To extend the "politics" analogy, this is the "smuggling" tactic. Just like smuggling in the real world, it's likely to get you into trouble. You won't go to jail for it, but you might generate a lot of antagonism toward your program; network admins have been known to band together and ban programs that annoy them.

3.7 - I'm writing a server. What's a good network port to use?

If you're writing a server for an existing, popular Internet protocol, it's already got a port number assigned to it. You can find the most common of these numbers at the website for the Internet Assigned Numbers Authority (IANA).

If you're writing a server for a new protocol, there are a few rules and suggestions you should obey when choosing your server's port:

Ports 1-1023 are off-limits to people inventing new protocols. They are reserved by the IANA for new "standard" protocols. Important protocols like POP3 and HTTP have low numbers (110 and 80, respectively), but your new K-RAD game server shouldn't. Note that id Software is going to Hell for using port 666 with their DOOM network server. They cleaned up their act with Quake, though.
Ports 1024 through 49151 are Registered Ports, which are a good range to choose your ports from. Just beware that the entire world is choosing from ports in this range, so it may make sense for you to register your port, or at least check the current list of assigned ports. Just be aware that no one is obligated to check that list before they make up their app's port number.
Ports 49152 through 65535 are Dynamic Ports, meaning that operating systems use ports in this range when choosing random ports. (The FTP protocol, for example, uses random ports in the data transfer phase.) This is a poor range to choose ports from, because there's a fairly decent chance that your program and the OS will fight over a given port eventually.
Many OSes pick local ports for client programs from the 1024-5000 range. You would do well to pick server ports higher than 5000, but this is not as rigid a rule as the previous ones.
Within the "safe" 5000-49151 range, there are many numbers the IANA shows as unregistered. Of these, you should avoid port numbers with patterns to them, or a widely-recognized meaning. People tend to pick these since they're easy to remember, but this increases the chances of a collision. Ports 6969, 5150 and 22222 are bad choices, for example.

You should also give some thought to making your program's port configurable, in case your program is run on a machine where another server is already using that port.
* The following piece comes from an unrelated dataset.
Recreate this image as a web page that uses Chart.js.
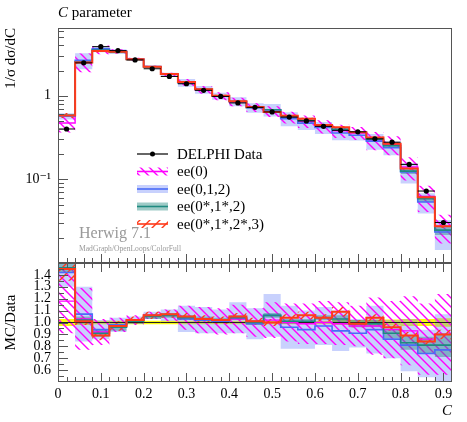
<!DOCTYPE html>
<html>
<head>
<meta charset="utf-8">
<script src="https://cdn.jsdelivr.net/npm/chart.js@4.4.1/dist/chart.umd.min.js"></script>
<style>
html, body { margin: 0; padding: 0; background: #fff; }
#wrap { position: relative; width: 467px; height: 422px; }
#wrap canvas { position: absolute; left: 0; top: 0; }
</style>
</head>
<body>
<div id="wrap">
  <canvas id="mainChart" width="467" height="422"></canvas>
  <canvas id="ratioChart" width="467" height="422"></canvas>
</div>
<script>
// bins of the C parameter histogram
const binEdges = [0, 0.04, 0.08, 0.12, 0.16, 0.20, 0.24, 0.28, 0.32, 0.36, 0.40, 0.44,
                  0.48, 0.52, 0.56, 0.60, 0.64, 0.68, 0.72, 0.76, 0.80, 0.84, 0.88, 0.92];
const xTickLabels = [0, 0.1, 0.2, 0.3, 0.4, 0.5, 0.6, 0.7, 0.8, 0.9];
const mainTickLabels = [0.1, 1];
const ratioTickLabels = [0.6, 0.7, 0.8, 0.9, 1.0, 1.1, 1.2, 1.3, 1.4];

// DELPHI data, 1/sigma dsigma/dC, and relative error
const delphi = [0.40, 2.47, 3.86, 3.46, 2.68, 2.10, 1.70, 1.39, 1.16, 0.98, 0.82, 0.726,
                0.64, 0.555, 0.50, 0.43, 0.385, 0.37, 0.305, 0.278, 0.151, 0.0725, 0.0305];
const delphiErr = [0.03, 0.02, 0.015, 0.015, 0.015, 0.015, 0.015, 0.015, 0.015, 0.015, 0.015, 0.015,
                   0.015, 0.015, 0.015, 0.015, 0.02, 0.02, 0.025, 0.025, 0.03, 0.03, 0.035];

// MC / Data ratios and their band half widths
const ee0 = [1.18, 1.03, 0.92, 0.98, 1.02, 1.06, 1.06, 1.04, 1.02, 1.01, 1.03, 1.00,
             1.02, 1.00, 0.99, 1.00, 0.99, 0.97, 0.97, 0.94, 0.93, 0.86, 0.90];
const ee0Err = [0.27, 0.26, 0.11, 0.06, 0.04, 0.03, 0.05, 0.10, 0.11, 0.11, 0.12, 0.12,
                0.15, 0.16, 0.17, 0.18, 0.18, 0.17, 0.24, 0.24, 0.29, 0.30, 0.34];
const ee012 = [1.42, 1.07, 0.94, 0.98, 1.02, 1.06, 1.06, 1.03, 1.02, 1.01, 1.04, 0.99,
               1.06, 0.96, 0.94, 0.97, 0.93, 0.91, 0.94, 0.86, 0.81, 0.74, 0.77];
const ee012Err = [0.12, 0.23, 0.08, 0.06, 0.03, 0.03, 0.05, 0.11, 0.11, 0.10, 0.13, 0.13,
                  0.18, 0.18, 0.16, 0.16, 0.17, 0.12, 0.20, 0.16, 0.22, 0.20, 0.30];
const ee012s = [1.46, 1.02, 0.91, 0.96, 1.01, 1.05, 1.06, 1.04, 1.03, 1.02, 1.04, 1.00,
                1.06, 1.01, 1.01, 1.04, 1.03, 0.99, 0.99, 0.91, 0.83, 0.81, 0.81];
const ee012sErr = [0.04, 0.03, 0.03, 0.03, 0.02, 0.02, 0.02, 0.02, 0.02, 0.02, 0.02, 0.02,
                   0.02, 0.02, 0.02, 0.02, 0.03, 0.03, 0.03, 0.04, 0.06, 0.07, 0.10];
const ee0123 = [1.45, 1.01, 0.89, 0.97, 1.02, 1.06, 1.07, 1.05, 1.03, 1.02, 1.05, 1.01,
                1.00, 1.04, 1.06, 1.04, 1.09, 0.99, 1.04, 0.96, 0.89, 0.84, 0.90];
const ee0123Err = [0.10, 0.03, 0.04, 0.04, 0.03, 0.03, 0.03, 0.03, 0.03, 0.03, 0.03, 0.03,
                   0.03, 0.03, 0.03, 0.03, 0.04, 0.03, 0.03, 0.03, 0.03, 0.03, 0.04];

const FONT = "'Liberation Serif', 'DejaVu Serif', serif";
const magenta = '#ff00ff';
const blue = '#4a6cf7';
const blueBand = 'rgba(110, 135, 250, 0.38)';
const teal = '#1e8a80';
const tealBand = 'rgba(40, 140, 130, 0.45)';
const red = '#ff3a1a';

function hatch(ctx, color, dir, size, lw) {
    const c = document.createElement('canvas');
    c.width = size; c.height = size;
    const g = c.getContext('2d');
    g.strokeStyle = color;
    g.lineWidth = lw;
    g.beginPath();
    if (dir > 0) { // "/"
        g.moveTo(0, size); g.lineTo(size, 0);
        g.moveTo(-2, 2); g.lineTo(2, -2);
        g.moveTo(size - 2, size + 2); g.lineTo(size + 2, size - 2);
    } else { // "\"
        g.moveTo(0, 0); g.lineTo(size, size);
        g.moveTo(-2, size - 2); g.lineTo(2, size + 2);
        g.moveTo(size - 2, -2); g.lineTo(size + 2, 2);
    }
    g.stroke();
    return ctx.createPattern(c, 'repeat');
}

// step outline: value held flat across each bin
function steps(vals) {
    const pts = [];
    vals.forEach((v, i) => {
        pts.push({ x: binEdges[i], y: v });
        pts.push({ x: binEdges[i + 1], y: v });
    });
    return pts;
}

function stepLine(vals, color, width) {
    return { data: steps(vals), borderColor: color, borderWidth: width, pointRadius: 0, fill: false };
}

function band(centre, err, scale, fillStyle) {
    const hi = centre.map((c, i) => (c + err[i]) * scale[i]);
    const lo = centre.map((c, i) => (c - err[i]) * scale[i]);
    return [
        { data: steps(hi), borderColor: 'rgba(0,0,0,0)', borderWidth: 0, pointRadius: 0, fill: false },
        { data: steps(lo), borderColor: 'rgba(0,0,0,0)', borderWidth: 0, pointRadius: 0, fill: '-1', backgroundColor: fillStyle }
    ];
}

function dataBars(vals) {
    const pts = [];
    vals.forEach((v, i) => {
        const c = (binEdges[i] + binEdges[i + 1]) / 2;
        pts.push({ x: binEdges[i], y: v }, { x: c, y: v, dot: true }, { x: binEdges[i + 1], y: v }, { x: binEdges[i + 1], y: null });
    });
    return pts;
}

// rivet style frame with inward ticks
const frameTicks = {
    id: 'frameTicks',
    afterDraw(chart, args, opts) {
        const { ctx, chartArea: a, scales: { x, y } } = chart;
        ctx.save();
        ctx.strokeStyle = '#555';
        ctx.lineWidth = 1;
        ctx.strokeRect(Math.round(a.left) + 0.5, Math.round(a.top) + 0.5, Math.round(a.width) - 1, Math.round(a.height) - 1);
        const tick = (list, len, horiz) => {
            list.forEach(v => {
                if (horiz) {
                    const px = Math.round(x.getPixelForValue(v)) + 0.5;
                    ctx.beginPath();
                    ctx.moveTo(px, a.bottom); ctx.lineTo(px, a.bottom - len);
                    if (opts.topTicks) { ctx.moveTo(px, a.top); ctx.lineTo(px, a.top + len); }
                    ctx.stroke();
                } else {
                    const py = Math.round(y.getPixelForValue(v)) + 0.5;
                    ctx.beginPath();
                    ctx.moveTo(a.left, py); ctx.lineTo(a.left + len, py);
                    ctx.stroke();
                }
            });
        };
        tick(opts.xMajor, 9, true);
        tick(opts.xMinor, 5, true);
        tick(opts.yMajor, 10, false);
        tick(opts.yMinor, 6, false);
        ctx.restore();
    }
};

const xMinor = [];
for (let k = 1; k < 46; k++) if (k % 5) xMinor.push(k * 0.02);
const logMinor = [];
[0.01, 0.1, 1].forEach(d => { for (let m = 2; m <= 9; m++) if (d * m < 6.45) logMinor.push(d * m); });
const ratioMinor = [0.55, 0.65, 0.75, 0.85, 0.95, 1.05, 1.15, 1.25, 1.35, 1.45];

const mainCtx = document.getElementById('mainChart').getContext('2d');
const ratioCtx = document.getElementById('ratioChart').getContext('2d');
const magHatchMain = hatch(mainCtx, magenta, -1, 9, 1.4);
const redHatchMain = hatch(mainCtx, red, 1, 10, 1.4);
const magHatchRatio = hatch(ratioCtx, magenta, -1, 9, 1.4);
const redHatchRatio = hatch(ratioCtx, red, 1, 10, 1.4);

const mcOf = r => r.map((v, i) => v * delphi[i]);

const errorBars = {
    id: 'errorBars',
    afterDatasetsDraw(chart) {
        const { ctx, scales: { x, y } } = chart;
        ctx.save();
        ctx.strokeStyle = '#000';
        ctx.lineWidth = 1;
        delphi.forEach((d, i) => {
            const px = x.getPixelForValue((binEdges[i] + binEdges[i + 1]) / 2);
            ctx.beginPath();
            ctx.moveTo(px, y.getPixelForValue(d * (1 - delphiErr[i])));
            ctx.lineTo(px, y.getPixelForValue(d * (1 + delphiErr[i])));
            ctx.stroke();
        });
        ctx.restore();
    }
};

const legendAndText = {
    id: 'legendAndText',
    afterDraw(chart) {
        const ctx = chart.ctx;
        ctx.save();
        // title
        ctx.fillStyle = '#000';
        ctx.textBaseline = 'alphabetic';
        ctx.font = 'italic 15px ' + FONT;
        ctx.fillText('C', 58, 17);
        const w = ctx.measureText('C').width;
        ctx.font = '15px ' + FONT;
        ctx.fillText(' parameter', 58 + w, 17);

        const x0 = 137, x1 = 168, tx = 177;
        const rows = [
            { text: 'DELPHI Data', kind: 'data' },
            { text: 'ee(0)', line: magenta, fill: magHatchMain },
            { text: 'ee(0,1,2)', line: blue, fill: blueBand },
            { text: 'ee(0*,1*,2)', line: teal, fill: tealBand },
            { text: 'ee(0*,1*,2*,3)', line: red, fill: redHatchMain }
        ];
        rows.forEach((r, i) => {
            const yc = 154 + i * 17.5;
            if (r.kind === 'data') {
                ctx.strokeStyle = '#000';
                ctx.lineWidth = 1.2;
                ctx.beginPath(); ctx.moveTo(x0, yc); ctx.lineTo(x1, yc); ctx.stroke();
                ctx.fillStyle = '#000';
                ctx.beginPath(); ctx.arc((x0 + x1) / 2, yc, 2.5, 0, Math.PI * 2); ctx.fill();
            } else {
                ctx.fillStyle = r.fill;
                ctx.fillRect(x0, yc - 4, x1 - x0, 8);
                ctx.strokeStyle = r.line;
                ctx.lineWidth = 1.6;
                ctx.beginPath(); ctx.moveTo(x0, yc); ctx.lineTo(x1, yc); ctx.stroke();
            }
            ctx.fillStyle = '#000';
            ctx.font = '15px ' + FONT;
            ctx.textBaseline = 'middle';
            ctx.fillText(r.text, tx, yc + 1);
        });

        ctx.textBaseline = 'alphabetic';
        ctx.fillStyle = '#999';
        ctx.font = '16px ' + FONT;
        ctx.fillText('Herwig 7.1', 79, 238);
        ctx.font = '7.6px ' + FONT;
        ctx.fillText('MadGraph/OpenLoops/ColorFull', 79, 251);
        ctx.restore();
    }
};

const mainChart = new Chart(mainCtx, {
    type: 'line',
    data: {
        datasets: [
            { data: dataBars(delphi), borderColor: '#000', borderWidth: 1, backgroundColor: '#000', spanGaps: false,
              pointRadius: c => (c.raw && c.raw.dot ? 2.6 : 0), pointBorderWidth: 0, fill: false },
            stepLine(mcOf(ee0123), red, 2),
            stepLine(mcOf(ee012s), teal, 1.6),
            stepLine(mcOf(ee012), blue, 1.6),
            stepLine(mcOf(ee0), magenta, 1.4),
            ...band(ee0123, ee0123Err, delphi, redHatchMain),
            ...band(ee012s, ee012sErr, delphi, tealBand),
            ...band(ee0, ee0Err, delphi, magHatchMain),
            ...band(ee012, ee012Err, delphi, blueBand)
        ]
    },
    options: {
        responsive: false,
        animation: false,
        layout: { padding: { top: 28, right: 15, bottom: 159, left: 0 } },
        elements: { line: { tension: 0 } },
        plugins: {
            legend: { display: false },
            tooltip: { enabled: false },
            frameTicks: { xMajor: xTickLabels, xMinor: xMinor, yMajor: [0.01, 0.1, 1], yMinor: logMinor, topTicks: false }
        },
        scales: {
            x: { type: 'linear', min: 0, max: 0.92, display: false },
            y: {
                type: 'logarithmic', min: 0.01, max: 6.45,
                grid: { display: false, drawTicks: false }, border: { display: false },
                afterBuildTicks: s => { s.ticks = mainTickLabels.map(v => ({ value: v })); },
                afterFit: s => { s.width = 58; },
                ticks: {
                    autoSkip: false, padding: 7, color: '#000',
                    font: { family: FONT, size: 14 },
                    callback: v => (v === 1 ? '1' : '10\u207B\u00B9')
                },
                title: { display: true, text: '1/\u03C3 d\u03C3/dC', align: 'end', color: '#000',
                         font: { family: FONT, size: 15 }, padding: { top: 2, bottom: 0 } }
            }
        }
    },
    plugins: [frameTicks, errorBars, legendAndText]
});

const ones = delphi.map(d => d / d);

const ratioChart = new Chart(ratioCtx, {
    type: 'line',
    data: {
        datasets: [
            stepLine(ee0123, red, 2),
            stepLine(ee012s, teal, 1.6),
            stepLine(ee012, blue, 1.6),
            stepLine(ee0, magenta, 1.4),
            stepLine(ones, '#222', 1),
            ...band(ee0123, ee0123Err, ones, redHatchRatio),
            ...band(ee012s, ee012sErr, ones, tealBand),
            ...band(ee0, ee0Err, ones, magHatchRatio),
            ...band(ee012, ee012Err, ones, blueBand),
            ...band(ones, delphiErr, ones, 'rgba(250, 250, 0, 0.95)')
        ]
    },
    options: {
        responsive: false,
        animation: false,
        layout: { padding: { top: 263, right: 15, bottom: 0, left: 0 } },
        elements: { line: { tension: 0 } },
        plugins: {
            legend: { display: false },
            tooltip: { enabled: false },
            frameTicks: { xMajor: xTickLabels, xMinor: xMinor, yMajor: ratioTickLabels, yMinor: ratioMinor, topTicks: true }
        },
        scales: {
            x: {
                type: 'linear', min: 0, max: 0.92,
                grid: { display: false, drawTicks: false }, border: { display: false },
                afterBuildTicks: s => { s.ticks = xTickLabels.map(v => ({ value: v })); },
                afterFit: s => { s.height = 40; },
                ticks: {
                    autoSkip: false, maxRotation: 0, padding: 4, color: '#000',
                    font: { family: FONT, size: 14 },
                    callback: v => (v === 0 ? '0' : v.toFixed(1))
                },
                title: { display: true, text: 'C', align: 'end', color: '#000',
                         font: { family: FONT, size: 15, style: 'italic' }, padding: { top: 0, bottom: 2 } }
            },
            y: {
                type: 'linear', min: 0.5, max: 1.5,
                grid: { display: false, drawTicks: false }, border: { display: false },
                afterBuildTicks: s => { s.ticks = ratioTickLabels.map(v => ({ value: v })); },
                afterFit: s => { s.width = 58; },
                ticks: {
                    autoSkip: false, padding: 7, color: '#000',
                    font: { family: FONT, size: 14 },
                    callback: v => v.toFixed(1)
                },
                title: { display: true, text: 'MC/Data', color: '#000',
                         font: { family: FONT, size: 15 }, padding: { top: 2, bottom: 0 } }
            }
        }
    },
    plugins: [frameTicks]
});
</script>
</body>
</html>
One way to do this is through Winsock's getservbyname() function: if that function returns a port number, use that, otherwise use the default port number. Then users can change your program's port by editing the SERVICES file, located in %WINSYSDIR%\DRIVERS\ETC on Windows NT/2000 systems and c:\Windows\ on Win9x machines.

3.8 - What is UDP? What are its limitations?

The User Datagram Protocol is part of the TCP/IP protocol suite; it is an alternative to TCP. ("TCP/IP" includes UDP, but it can also mean "TCP over IP", so in some discussions you see the term "UDP/IP".) Winsock gives you a UDP socket when you pass SOCK_DGRAM as the second argument to socket().

UDP is an "unreliable" protocol: the stack does not make any effort to handle lost, duplicated, or out-of-order packets. UDP packets are checked for corruption, but a corrupt UDP packet is simply dropped silently.

The stack will fragment a UDP datagram when it's larger than the network's MTU. The remote peer's stack will reassemble the complete datagram from the fragments before it delivers it to the receiving application. If a fragment is missing or corrupted, the whole datagram is thrown away. This makes large datagrams impractical: an 8K UDP datagram will be broken into 6 fragments when sent over Ethernet, for example. If any of those 6 fragments is lost or corrupted, the stack throws away the entire 8K datagram.

Datagram loss can also occur within the stack at the sender or the receiver, usually due to lack of buffer space. It is even possible for two communicating programs running on the same machine to have data loss if they use UDP. (This actually happens on Windows under high load conditions, because it starts dropping datagrams when the stack buffers get full.) This limits UDP's value as a local IPC mechanism.

If any of these types of loss occur, no notification will be sent to the sender or receiver, even if the loss happens within the network stack.

Duplicated datagrams are not dropped: they are delivered to the receiver. It is up to the application to detect this problem, and it is the program's choice what to do with the duplicate datagram.

UDP datagrams can be delivered in any order. Datagrams often get reordered on the network when two datagrams get delivered via different routes, and the second datagram's route happens to be quicker.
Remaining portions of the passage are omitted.